'''

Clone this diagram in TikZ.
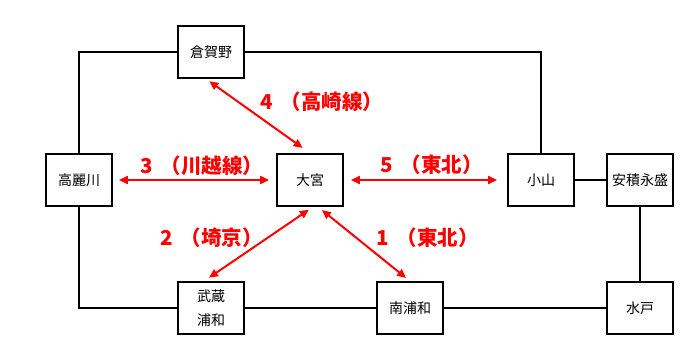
\documentclass[tikz,border=0pt]{standalone}
\usepackage{fontspec}
\setmainfont{Noto Sans CJK JP}
\usetikzlibrary{arrows.meta, positioning, calc}

\begin{document}
\begin{tikzpicture}[x=1pt, y=-1pt,
  station/.style={draw, rectangle, line width=1.8pt, minimum width=66pt, minimum height=52pt,
    inner sep=0pt, align=center, font=\fontsize{14}{24}\selectfont},
  track/.style={line width=1.6pt},
  route/.style={red, line width=2pt, {Triangle[length=9pt,width=8pt]}-{Triangle[length=9pt,width=8pt]}},
  routelabel/.style={red, anchor=west, inner sep=0pt, font=\fontsize{20.5}{24}\selectfont\bfseries}]

  \useasboundingbox (0,0) rectangle (694,351);

  % ==== Stations ====
  \node[station] (kuragano) at (211,52)  {倉賀野};
  \node[station] (komagawa) at (79,180)  {高麗川};
  \node[station] (omiya)    at (310,180) {大宮};
  \node[station] (oyama)    at (541,180) {小山};
  \node[station] (asaka)    at (640,180) {安積永盛};
  \node[station] (musashi)  at (211,308) {武蔵\\浦和};
  \node[station] (minami)   at (410,308) {南浦和};
  \node[station] (mito)     at (640,308) {水戸};

  % ==== Outer loop ====
  \draw[track] (kuragano.west) -| (komagawa.north);
  \draw[track] (kuragano.east) -| (oyama.north);
  \draw[track] (komagawa.south) |- (musashi.west);
  \draw[track] (musashi) -- (minami);
  \draw[track] (minami) -- (mito);
  \draw[track] (oyama) -- (asaka);
  \draw[track] (asaka) -- (mito);

  % ==== Routes from Omiya ====
  \draw[route, shorten <=4pt, shorten >=9pt] ($(kuragano.south)+(-5,0)$) -- (omiya.north);
  \draw[route, shorten <=6pt, shorten >=7pt] (komagawa.east) -- (omiya.west);
  \draw[route, shorten <=7pt, shorten >=10pt] (omiya.east) -- (oyama.west);
  \draw[route, shorten <=5pt, shorten >=6pt] ($(omiya.south)+(3,0)$) -- ($(musashi.north)+(-7,0)$);
  \draw[route, shorten <=5pt, shorten >=5pt] ($(omiya.south)+(8,0)$) -- (minami.north);

  % Route labels
  \node[routelabel] (lab4) at (260,102) {4\hspace{0.4em}（高崎線）};
  \node[routelabel] (lab3) at (140,166) {3\hspace{0.4em}（川越線）};
  \node[routelabel] (lab5) at (380,165) {5\hspace{0.4em}（東北）};
  \node[routelabel] (lab2) at (160,238) {2\hspace{0.4em}（埼京）};
  \node[routelabel] (lab1) at (376,238) {1\hspace{0.4em}（東北）};
\end{tikzpicture}
\end{document}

'''

> [Work to complete]: Restate exactly, please, only the lines between the start of the data and the line containing "(asaka) -- (mito);", both ends included, skipping the pictures.

> [Worked answer]:
Clone this diagram in TikZ.
\documentclass[tikz,border=0pt]{standalone}
\usepackage{fontspec}
\setmainfont{Noto Sans CJK JP}
\usetikzlibrary{arrows.meta, positioning, calc}

\begin{document}
\begin{tikzpicture}[x=1pt, y=-1pt,
  station/.style={draw, rectangle, line width=1.8pt, minimum width=66pt, minimum height=52pt,
    inner sep=0pt, align=center, font=\fontsize{14}{24}\selectfont},
  track/.style={line width=1.6pt},
  route/.style={red, line width=2pt, {Triangle[length=9pt,width=8pt]}-{Triangle[length=9pt,width=8pt]}},
  routelabel/.style={red, anchor=west, inner sep=0pt, font=\fontsize{20.5}{24}\selectfont\bfseries}]

  \useasboundingbox (0,0) rectangle (694,351);

  % ==== Stations ====
  \node[station] (kuragano) at (211,52)  {倉賀野};
  \node[station] (komagawa) at (79,180)  {高麗川};
  \node[station] (omiya)    at (310,180) {大宮};
  \node[station] (oyama)    at (541,180) {小山};
  \node[station] (asaka)    at (640,180) {安積永盛};
  \node[station] (musashi)  at (211,308) {武蔵\\浦和};
  \node[station] (minami)   at (410,308) {南浦和};
  \node[station] (mito)     at (640,308) {水戸};

  % ==== Outer loop ====
  \draw[track] (kuragano.west) -| (komagawa.north);
  \draw[track] (kuragano.east) -| (oyama.north);
  \draw[track] (komagawa.south) |- (musashi.west);
  \draw[track] (musashi) -- (minami);
  \draw[track] (minami) -- (mito);
  \draw[track] (oyama) -- (asaka);
  \draw[track] (asaka) -- (mito);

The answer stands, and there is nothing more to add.